Details
- Date: November 20, 2006
- Location: Huntsville, Alabama
- Country: United States
- Line: School bus
- Operator: Laidlaw Transit
- Owner: Laidlaw Transit
- Incident type: Fall from bridge

Statistics
- Bus: School Bus
- Vehicles: Toyota Celica
- Passengers: 41(1 in Celica)
- Deaths: 4
- Injured: 33

= 2006 Huntsville bus crash =

School bus crash in Huntsville, Alabama, United States

The Huntsville bus crash involved a school bus carrying 40 students from Lee High School and a car, both heading to the Huntsville Center for Technology, which occurred on November 20, 2006, on an elevated portion of Interstate 565 in Huntsville, Alabama.

== Incident ==
On November 20, 2006, around 10 a.m., an International school bus carrying 40 students from Lee High School to the Huntsville Center for Technology was traveling in the left lane on the elevated two-lane I-565. A 1990 Toyota Celica driven by another Lee High student merged from the left lane to the right and accelerated to pass the bus, but his vehicle began to fishtail and became impossible to control. A student on the bus stated that he saw the car attempted to overtake the bus and lose control, but closed his eyes and grabbed his seat after the collision.

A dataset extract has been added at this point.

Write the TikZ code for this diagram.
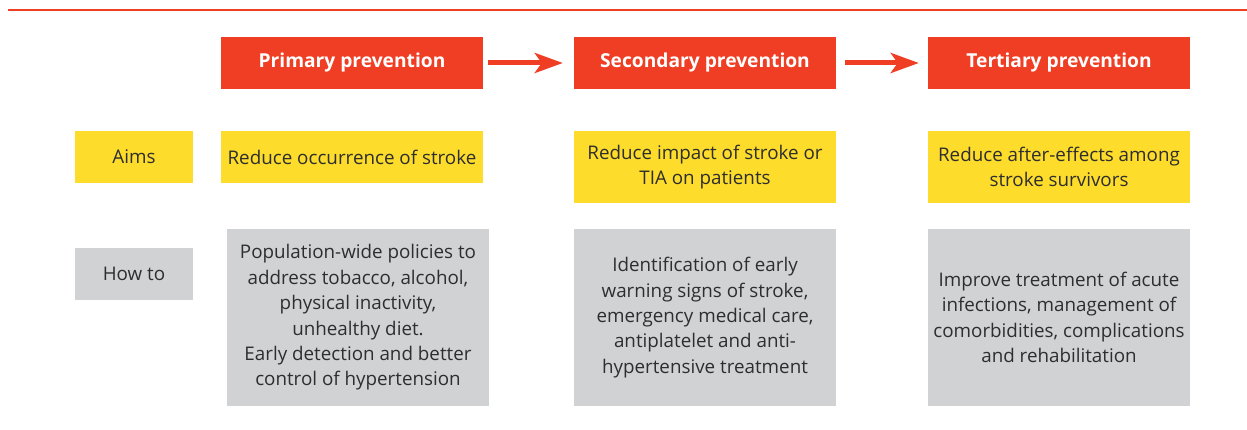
\documentclass[tikz,border=0pt]{standalone}
\usepackage{fontspec}
\setmainfont{Open Sans}
\usetikzlibrary{arrows.meta}
\definecolor{stagered}{HTML}{EF3E24}
\definecolor{aimyellow}{HTML}{FDDC2B}
\definecolor{howgray}{HTML}{D1D2D4}
\definecolor{bodytext}{HTML}{2E2E2E}
\begin{document}
\begin{tikzpicture}[x=1pt,y=-1pt,
  stagebox/.style={fill=stagered, text=white, inner sep=0pt, minimum width=262pt, minimum height=52pt,
    font=\fontsize{19.2}{24}\selectfont\bfseries},
  cellbox/.style={inner sep=0pt, text=bodytext, align=center,
    font=\fontsize{18.8}{25.4}\selectfont},
  aimbox/.style={cellbox, fill=aimyellow},
  howbox/.style={cellbox, fill=howgray},
  flowarrow/.style={draw=stagered, line width=5pt,
    -{Stealth[length=28pt, width=20pt, inset=7pt]}}]
\useasboundingbox (0,0) rectangle (1247,430);
% rule across the top
\coordinate (ruleL) at (8,10);
\coordinate (ruleR) at (1247,10);
\draw[stagered, line width=2.2pt] (ruleL) -- (ruleR);
% stage headers
\node[stagebox] (prim) at (352,63) {Primary prevention};
\node[stagebox] (sec)  at (705,63) {Secondary prevention};
\node[stagebox] (tert) at (1059,63) {Tertiary prevention};
\draw[flowarrow] ([xshift=5pt]prim.east) -- ([xshift=-11pt]sec.west);
\draw[flowarrow] ([xshift=9pt]sec.east) -- ([xshift=-9pt]tert.west);
% row labels
\node[aimbox, minimum width=118pt, minimum height=52pt] (aims) at (134,157) {Aims};
\node[howbox, minimum width=118pt, minimum height=52pt] (how) at (134,274) {How to};
% aims
\node[aimbox, minimum width=262pt, minimum height=52pt] (aimP) at (352,157) {Reduce occurrence of stroke};
\node[aimbox, minimum width=262pt, minimum height=72pt] (aimS) at (705,167) {Reduce impact of stroke or\\TIA on patients};
\node[aimbox, minimum width=262pt, minimum height=72pt] (aimT) at (1059,167) {Reduce after-effects among\\stroke survivors};
% means
\node[howbox, minimum width=262pt, minimum height=177pt] (howP) at (358,317.5)
  {Population-wide policies to\\address tobacco, alcohol,\\physical inactivity,\\unhealthy diet.\\Early detection and better\\control of hypertension};
\node[howbox, minimum width=262pt, minimum height=177pt] (howS) at (705,317.5)
  {Identification of early\\warning signs of stroke,\\emergency medical care,\\antiplatelet and anti-\\hypertensive treatment};
\node[howbox, minimum width=262pt, minimum height=177pt] (howT) at (1059,317.5)
  {Improve treatment of acute\\infections, management of\\comorbidities, complications\\and rehabilitation};
\end{tikzpicture}
\end{document}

Police said that the bus went over the side of the road after a car driven by another Lee High student tried to swerve around the bus, causing the bus driver to swerve going over the edge of the elevated roadway. The driver was ejected from the bus before it went over the side of the bridge, as he was not wearing a seat belt. The bus hit the 32-inch-high cement bridge rail and rode the top of the rail for 117 feet before it plunged over the side. The NTSB report for the crash stated that the bus had nose-dived into the ground before coming to a stop.

In later interviews students said that many grabbed for other students to help them brace and keep them from falling forward to varying degrees of success. A student recounted that some students were able to evacuate the bus on their own via the emergency door in the back and ceiling of the vehicle. Some students also reportedly tried to enter back into the bus to help students pinned between the seats.

Four students were killed and 33 were injured after the bus plunged almost 40 ft. Of the four, all were female students who ranged in age from 16 to 19 years old.

== Investigation ==
The initial investigation indicated that the secondary car that had attempted to overtake the bus had veered into the bus's lane, causing it to scrape along the concrete barrier. The teenage driver of the second car claimed that a part of the vehicle had malfunctioned and caused the car to drift into the other lane. Investigators raised potential theories that the car might have had a malfunction in the steering system. A criminal investigation into the crash was closed without charges after toxicology reports for both the bus and car drivers were found to be negative for controlled substances or alcohol.

An investigation into the crash was opened by the NTSB and later closed after three years of study. The investigation concluded that the driver had lost control of the vehicle during a "passing manevour" around a curve, during the same time that the driver of a Toyota Celica attempted to overtake the bus prior to an upcoming exit.

== Legal fallout ==
The families of the four teenagers killed in the crash filed lawsuits shortly after the incident. The suits named Laidlaw Transit, Anthony Scott, the school bus driver and the driver of the Toyota Celica as defendants, and each suit was settled in 2008. Additional lawsuits were filed by families of about two dozen students who were injured and settled after the first four suits.

== Aftermath ==
The crash was extensively covered by CNN and USA Today. A photograph of James "Rusty" Edward Moore Jr. sitting next to his girlfriend who was covered by a blanket went viral, as many thought Moore Jr was sitting next to a dead body. The girlfriend, however, was just resting and cold.

The crash reignited debate over the installation of seat belts in buses, and whether Alabama should follow the lead of states such as Florida in legislating compulsory lap belts. Following the crash Alabama Governor Bob Riley ordered a report be made into the issue. A study group consisting of education and transport officials interviewed 17 expert witnesses, and in early 2007 released recommendations that a pilot program be run with lap and shoulder belts being installed in a limited number of new buses from 2008.

A similar crash occurred on November 21, 2016, in Chattanooga, Tennessee, where a school bus driver lost control of a bus causing it to roll over on its side and crash into a tree, killing six students and injuring 23.